Robotics has already helped industries where human labor is subjected to boring, precise, uncomfortable, or hazardous work. However, some jobs remain that need the keen eye of a trained employee, despite the hazards to life and limb. This is costing companies a ton of money in insurance, training, and salary. This is not what the culture of high-technology has promised us, and machine learning will be the beginning of actually fulfilling that promise.

In robotics, there are 2 primary implementations: off-the-shelf robotics (from companies like Kuka, Fanuc, Universal Robots, Denso, Motoman, etc.) and custom electromechanical actuators and control systems.
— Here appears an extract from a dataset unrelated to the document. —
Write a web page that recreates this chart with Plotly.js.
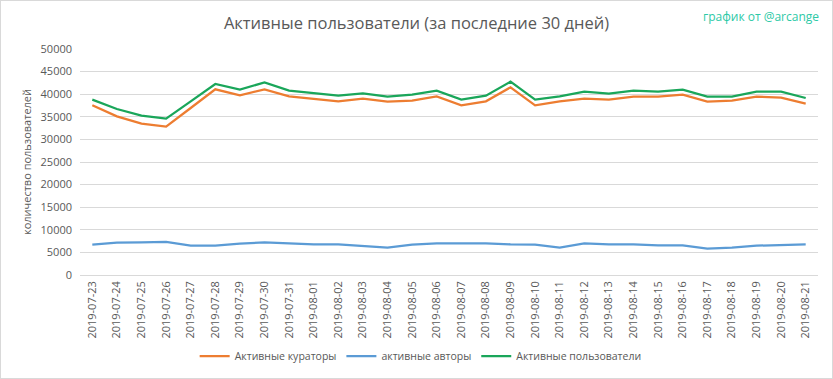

Combining this with machine learning, the food and agriculture markets are finally taking steps toward using robotics to do mundane or dangerous work. The nature of a “God-made” product is such, though, that an intelligent detector is needed to make decisions about that work, lest the end-product quality suffers.

Training these neural networks takes time and investment, above and beyond what is seen in training an individual employee; however, this is not an apples-to-apples comparison. Neural networks are creating the foundation for multiple iterations and a solid foundation for multiple applications of the knowledge. In short, the development time required for creating a neural network is more akin to training multiple employees and multiple shifts, and in teaching them how to learn, we create a pathway for future, less time intensive iterations and a more reliable, accurate, and sustainable robotic workforce.